• **Data shown**
┄┄┄┄┄┄┄┄┄┄

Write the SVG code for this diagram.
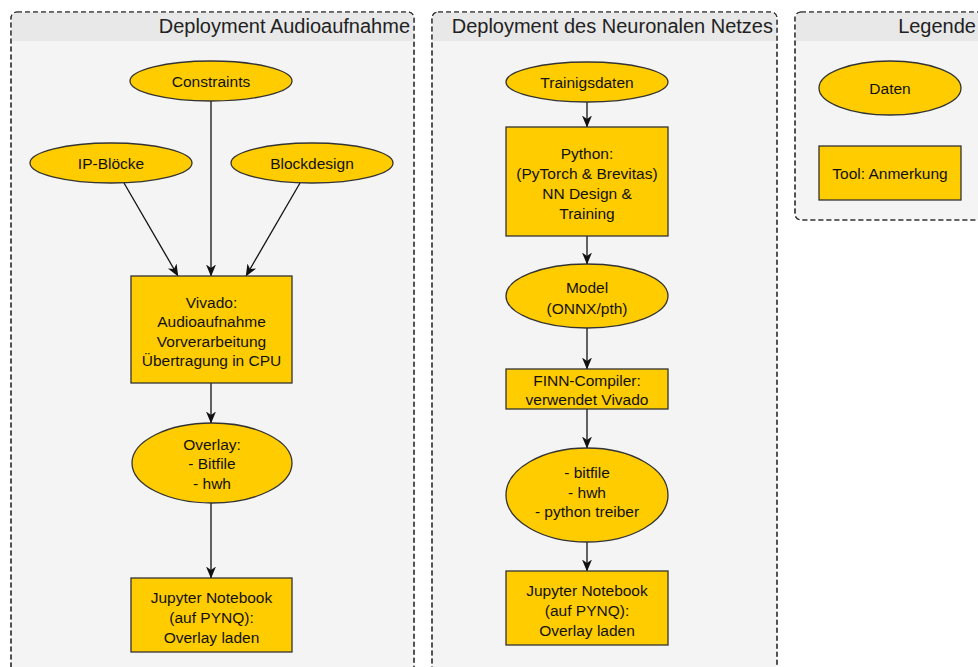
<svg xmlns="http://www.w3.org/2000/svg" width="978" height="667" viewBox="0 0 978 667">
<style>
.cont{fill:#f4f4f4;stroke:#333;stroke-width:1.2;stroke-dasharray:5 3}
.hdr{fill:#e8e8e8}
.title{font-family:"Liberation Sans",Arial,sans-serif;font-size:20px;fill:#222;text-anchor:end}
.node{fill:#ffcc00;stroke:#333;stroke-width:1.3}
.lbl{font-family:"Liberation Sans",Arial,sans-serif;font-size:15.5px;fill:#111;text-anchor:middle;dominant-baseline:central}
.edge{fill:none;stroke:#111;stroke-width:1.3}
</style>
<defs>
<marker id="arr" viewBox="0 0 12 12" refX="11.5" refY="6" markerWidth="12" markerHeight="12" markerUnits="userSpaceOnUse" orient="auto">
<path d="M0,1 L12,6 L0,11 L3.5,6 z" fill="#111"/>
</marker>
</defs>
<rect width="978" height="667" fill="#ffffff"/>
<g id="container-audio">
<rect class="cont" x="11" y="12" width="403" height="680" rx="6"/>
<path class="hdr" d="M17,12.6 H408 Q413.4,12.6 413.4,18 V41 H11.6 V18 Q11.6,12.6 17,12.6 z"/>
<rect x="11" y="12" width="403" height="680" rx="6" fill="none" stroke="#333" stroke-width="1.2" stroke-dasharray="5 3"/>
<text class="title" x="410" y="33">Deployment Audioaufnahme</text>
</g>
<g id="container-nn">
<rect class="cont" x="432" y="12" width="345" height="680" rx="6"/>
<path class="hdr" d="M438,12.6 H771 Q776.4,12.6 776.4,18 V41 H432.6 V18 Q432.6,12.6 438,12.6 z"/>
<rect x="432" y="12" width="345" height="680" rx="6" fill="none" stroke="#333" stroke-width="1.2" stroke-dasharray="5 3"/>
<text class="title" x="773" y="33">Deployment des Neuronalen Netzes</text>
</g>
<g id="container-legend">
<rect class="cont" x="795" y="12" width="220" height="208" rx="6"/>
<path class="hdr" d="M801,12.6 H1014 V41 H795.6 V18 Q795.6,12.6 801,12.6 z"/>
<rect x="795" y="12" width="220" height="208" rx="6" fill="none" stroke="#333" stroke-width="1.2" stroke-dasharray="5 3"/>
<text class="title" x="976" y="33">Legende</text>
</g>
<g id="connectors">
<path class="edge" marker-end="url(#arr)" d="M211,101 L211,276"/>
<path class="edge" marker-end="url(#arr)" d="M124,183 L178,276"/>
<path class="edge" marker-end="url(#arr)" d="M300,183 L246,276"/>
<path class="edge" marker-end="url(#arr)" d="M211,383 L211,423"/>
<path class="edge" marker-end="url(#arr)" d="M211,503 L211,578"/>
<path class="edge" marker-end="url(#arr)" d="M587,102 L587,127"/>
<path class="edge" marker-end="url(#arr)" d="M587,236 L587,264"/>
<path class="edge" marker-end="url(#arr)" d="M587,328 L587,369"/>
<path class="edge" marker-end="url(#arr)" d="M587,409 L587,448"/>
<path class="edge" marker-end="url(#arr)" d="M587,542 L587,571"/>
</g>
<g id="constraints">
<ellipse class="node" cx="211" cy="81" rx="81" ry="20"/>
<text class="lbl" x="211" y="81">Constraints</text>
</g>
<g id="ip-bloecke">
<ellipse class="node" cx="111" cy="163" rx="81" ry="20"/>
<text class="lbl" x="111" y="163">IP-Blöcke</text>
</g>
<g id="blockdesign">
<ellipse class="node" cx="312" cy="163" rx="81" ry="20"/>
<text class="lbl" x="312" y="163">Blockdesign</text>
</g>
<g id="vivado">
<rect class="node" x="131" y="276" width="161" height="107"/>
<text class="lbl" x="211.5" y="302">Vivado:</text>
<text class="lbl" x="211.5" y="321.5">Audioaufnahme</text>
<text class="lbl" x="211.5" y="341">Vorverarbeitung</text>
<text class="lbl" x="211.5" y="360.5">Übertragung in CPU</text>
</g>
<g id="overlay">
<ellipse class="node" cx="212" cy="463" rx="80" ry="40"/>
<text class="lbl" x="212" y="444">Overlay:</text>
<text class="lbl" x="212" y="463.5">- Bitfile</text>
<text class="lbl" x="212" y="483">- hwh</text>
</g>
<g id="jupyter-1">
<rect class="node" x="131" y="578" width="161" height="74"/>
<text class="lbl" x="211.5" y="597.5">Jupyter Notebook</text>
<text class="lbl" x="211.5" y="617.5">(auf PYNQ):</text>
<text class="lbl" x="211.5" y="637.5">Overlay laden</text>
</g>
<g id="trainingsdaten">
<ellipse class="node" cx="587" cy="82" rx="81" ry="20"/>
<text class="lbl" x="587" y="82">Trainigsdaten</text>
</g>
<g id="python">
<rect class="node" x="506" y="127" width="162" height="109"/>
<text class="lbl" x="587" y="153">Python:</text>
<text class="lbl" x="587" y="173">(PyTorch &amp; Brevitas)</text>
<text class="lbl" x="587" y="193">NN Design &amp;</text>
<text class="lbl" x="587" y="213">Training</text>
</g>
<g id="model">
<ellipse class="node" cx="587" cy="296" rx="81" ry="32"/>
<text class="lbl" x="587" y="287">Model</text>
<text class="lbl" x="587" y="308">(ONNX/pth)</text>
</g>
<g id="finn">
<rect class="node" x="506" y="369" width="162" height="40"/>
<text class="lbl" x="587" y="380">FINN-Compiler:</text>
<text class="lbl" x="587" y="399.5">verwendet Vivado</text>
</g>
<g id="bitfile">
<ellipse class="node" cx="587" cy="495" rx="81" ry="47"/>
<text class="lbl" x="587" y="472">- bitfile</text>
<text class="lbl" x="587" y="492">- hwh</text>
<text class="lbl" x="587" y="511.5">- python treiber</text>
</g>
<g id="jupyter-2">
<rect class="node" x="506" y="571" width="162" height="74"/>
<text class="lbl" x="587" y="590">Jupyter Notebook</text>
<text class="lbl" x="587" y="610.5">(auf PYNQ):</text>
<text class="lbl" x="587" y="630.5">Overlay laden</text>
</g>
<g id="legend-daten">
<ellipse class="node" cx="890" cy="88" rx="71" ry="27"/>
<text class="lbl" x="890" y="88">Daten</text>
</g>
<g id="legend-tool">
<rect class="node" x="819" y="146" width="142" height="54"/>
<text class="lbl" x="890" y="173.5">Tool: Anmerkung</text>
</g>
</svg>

┄┄┄┄┄┄┄┄┄┄

• **Stated goal**
Give back every line exactly as it stands, pictures excluded.

• **Written response**
Write the SVG code for this diagram.
<svg xmlns="http://www.w3.org/2000/svg" width="978" height="667" viewBox="0 0 978 667">
<style>
.cont{fill:#f4f4f4;stroke:#333;stroke-width:1.2;stroke-dasharray:5 3}
.hdr{fill:#e8e8e8}
.title{font-family:"Liberation Sans",Arial,sans-serif;font-size:20px;fill:#222;text-anchor:end}
.node{fill:#ffcc00;stroke:#333;stroke-width:1.3}
.lbl{font-family:"Liberation Sans",Arial,sans-serif;font-size:15.5px;fill:#111;text-anchor:middle;dominant-baseline:central}
.edge{fill:none;stroke:#111;stroke-width:1.3}
</style>
<defs>
<marker id="arr" viewBox="0 0 12 12" refX="11.5" refY="6" markerWidth="12" markerHeight="12" markerUnits="userSpaceOnUse" orient="auto">
<path d="M0,1 L12,6 L0,11 L3.5,6 z" fill="#111"/>
</marker>
</defs>
<rect width="978" height="667" fill="#ffffff"/>
<g id="container-audio">
<rect class="cont" x="11" y="12" width="403" height="680" rx="6"/>
<path class="hdr" d="M17,12.6 H408 Q413.4,12.6 413.4,18 V41 H11.6 V18 Q11.6,12.6 17,12.6 z"/>
<rect x="11" y="12" width="403" height="680" rx="6" fill="none" stroke="#333" stroke-width="1.2" stroke-dasharray="5 3"/>
<text class="title" x="410" y="33">Deployment Audioaufnahme</text>
</g>
<g id="container-nn">
<rect class="cont" x="432" y="12" width="345" height="680" rx="6"/>
<path class="hdr" d="M438,12.6 H771 Q776.4,12.6 776.4,18 V41 H432.6 V18 Q432.6,12.6 438,12.6 z"/>
<rect x="432" y="12" width="345" height="680" rx="6" fill="none" stroke="#333" stroke-width="1.2" stroke-dasharray="5 3"/>
<text class="title" x="773" y="33">Deployment des Neuronalen Netzes</text>
</g>
<g id="container-legend">
<rect class="cont" x="795" y="12" width="220" height="208" rx="6"/>
<path class="hdr" d="M801,12.6 H1014 V41 H795.6 V18 Q795.6,12.6 801,12.6 z"/>
<rect x="795" y="12" width="220" height="208" rx="6" fill="none" stroke="#333" stroke-width="1.2" stroke-dasharray="5 3"/>
<text class="title" x="976" y="33">Legende</text>
</g>
<g id="connectors">
<path class="edge" marker-end="url(#arr)" d="M211,101 L211,276"/>
<path class="edge" marker-end="url(#arr)" d="M124,183 L178,276"/>
<path class="edge" marker-end="url(#arr)" d="M300,183 L246,276"/>
<path class="edge" marker-end="url(#arr)" d="M211,383 L211,423"/>
<path class="edge" marker-end="url(#arr)" d="M211,503 L211,578"/>
<path class="edge" marker-end="url(#arr)" d="M587,102 L587,127"/>
<path class="edge" marker-end="url(#arr)" d="M587,236 L587,264"/>
<path class="edge" marker-end="url(#arr)" d="M587,328 L587,369"/>
<path class="edge" marker-end="url(#arr)" d="M587,409 L587,448"/>
<path class="edge" marker-end="url(#arr)" d="M587,542 L587,571"/>
</g>
<g id="constraints">
<ellipse class="node" cx="211" cy="81" rx="81" ry="20"/>
<text class="lbl" x="211" y="81">Constraints</text>
</g>
<g id="ip-bloecke">
<ellipse class="node" cx="111" cy="163" rx="81" ry="20"/>
<text class="lbl" x="111" y="163">IP-Blöcke</text>
</g>
<g id="blockdesign">
<ellipse class="node" cx="312" cy="163" rx="81" ry="20"/>
<text class="lbl" x="312" y="163">Blockdesign</text>
</g>
<g id="vivado">
<rect class="node" x="131" y="276" width="161" height="107"/>
<text class="lbl" x="211.5" y="302">Vivado:</text>
<text class="lbl" x="211.5" y="321.5">Audioaufnahme</text>
<text class="lbl" x="211.5" y="341">Vorverarbeitung</text>
<text class="lbl" x="211.5" y="360.5">Übertragung in CPU</text>
</g>
<g id="overlay">
<ellipse class="node" cx="212" cy="463" rx="80" ry="40"/>
<text class="lbl" x="212" y="444">Overlay:</text>
<text class="lbl" x="212" y="463.5">- Bitfile</text>
<text class="lbl" x="212" y="483">- hwh</text>
</g>
<g id="jupyter-1">
<rect class="node" x="131" y="578" width="161" height="74"/>
<text class="lbl" x="211.5" y="597.5">Jupyter Notebook</text>
<text class="lbl" x="211.5" y="617.5">(auf PYNQ):</text>
<text class="lbl" x="211.5" y="637.5">Overlay laden</text>
</g>
<g id="trainingsdaten">
<ellipse class="node" cx="587" cy="82" rx="81" ry="20"/>
<text class="lbl" x="587" y="82">Trainigsdaten</text>
</g>
<g id="python">
<rect class="node" x="506" y="127" width="162" height="109"/>
<text class="lbl" x="587" y="153">Python:</text>
<text class="lbl" x="587" y="173">(PyTorch &amp; Brevitas)</text>
<text class="lbl" x="587" y="193">NN Design &amp;</text>
<text class="lbl" x="587" y="213">Training</text>
</g>
<g id="model">
<ellipse class="node" cx="587" cy="296" rx="81" ry="32"/>
<text class="lbl" x="587" y="287">Model</text>
<text class="lbl" x="587" y="308">(ONNX/pth)</text>
</g>
<g id="finn">
<rect class="node" x="506" y="369" width="162" height="40"/>
<text class="lbl" x="587" y="380">FINN-Compiler:</text>
<text class="lbl" x="587" y="399.5">verwendet Vivado</text>
</g>
<g id="bitfile">
<ellipse class="node" cx="587" cy="495" rx="81" ry="47"/>
<text class="lbl" x="587" y="472">- bitfile</text>
<text class="lbl" x="587" y="492">- hwh</text>
<text class="lbl" x="587" y="511.5">- python treiber</text>
</g>
<g id="jupyter-2">
<rect class="node" x="506" y="571" width="162" height="74"/>
<text class="lbl" x="587" y="590">Jupyter Notebook</text>
<text class="lbl" x="587" y="610.5">(auf PYNQ):</text>
<text class="lbl" x="587" y="630.5">Overlay laden</text>
</g>
<g id="legend-daten">
<ellipse class="node" cx="890" cy="88" rx="71" ry="27"/>
<text class="lbl" x="890" y="88">Daten</text>
</g>
<g id="legend-tool">
<rect class="node" x="819" y="146" width="142" height="54"/>
<text class="lbl" x="890" y="173.5">Tool: Anmerkung</text>
</g>
</svg>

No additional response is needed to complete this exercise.